The Russian rouble hit a seven-year high against the dollar. It has gained the most of any currency against the greenback this year, despite the loosening of capital controls and a reduction in interest rates. A strong rouble undermines Russia’s exports and public finances, a headache for the government, which is mooting whether to set an “optimal” exchange rate.
Meanwhile, the Japanese yen fell to a new 24-year low against the dollar. This follows the Bank of Japan’s commitment to stick to a monetary-easing policy that targets a short-term interest rate of -0.1%, just as America’s Federal Reserve steps up an aggressive round of monetary tightening.
China’s crude-oil imports from Russia leapt to a record level in May, equivalent to almost 2m barrels a day.
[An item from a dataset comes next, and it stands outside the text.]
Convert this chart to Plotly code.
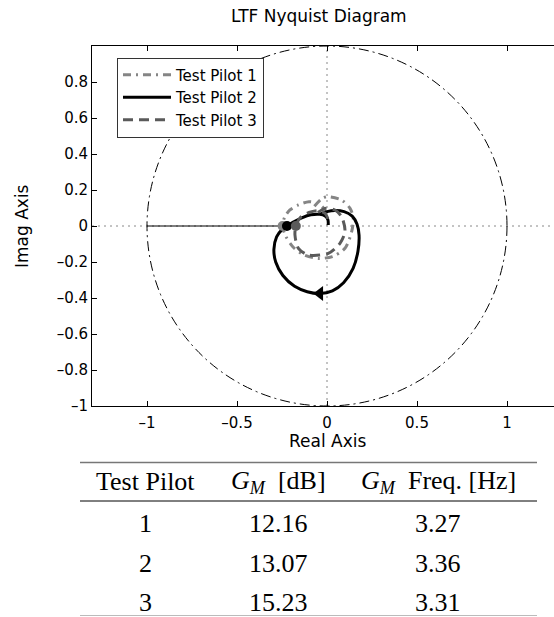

Russia is now once again China’s main supplier of oil, displacing Saudi Arabia.
America’s Supreme Court declined to hear an appeal from Bayer against the $25m awarded to a man who blamed his non-Hodgkin’s lymphoma on his exposure to Roundup, a weedkiller. Bayer took on a mighty legal mess when it acquired Monsanto, which made Roundup, in 2018. The company has set aside $16bn to resolve litigation on Roundup’s alleged harmful effects. The Supreme Court’s decision not to hear the appeal may mean that Bayer fast-tracks the remaining suits.
There was another twist in the lengthy battle to take over Spirit Airlines, when Jet Blue Airways again increased its offer. Spirit is also considering a bid from Frontier. A combination with either suitor will create America’s fifth-biggest airline in terms of passengers.
Kellogg decided to split its business into three publicly traded companies, based around cereals, snacking and plant-based foods. Growth in its cereals division, which houses Froot Loops, Rice Krispies and Special K, has stalled as more people forgo breakfast.
A greener great outdoors
Winnebago, a maker of trailers and motorhomes that are a familiar sight on America’s highways, reported solid earnings for its latest quarter. The company has shrugged off inflation fears by increasing its prices to offset the cost of rising materials. With the price of petrol reaching an all-time high in America, Winnebago recently completed a 1,380-mile (2,220km) test trip of an all-electric motorhome. The size of a large van, it is smaller than a regular recreational vehicle, but 60% less costly to run than a petrol-powered one.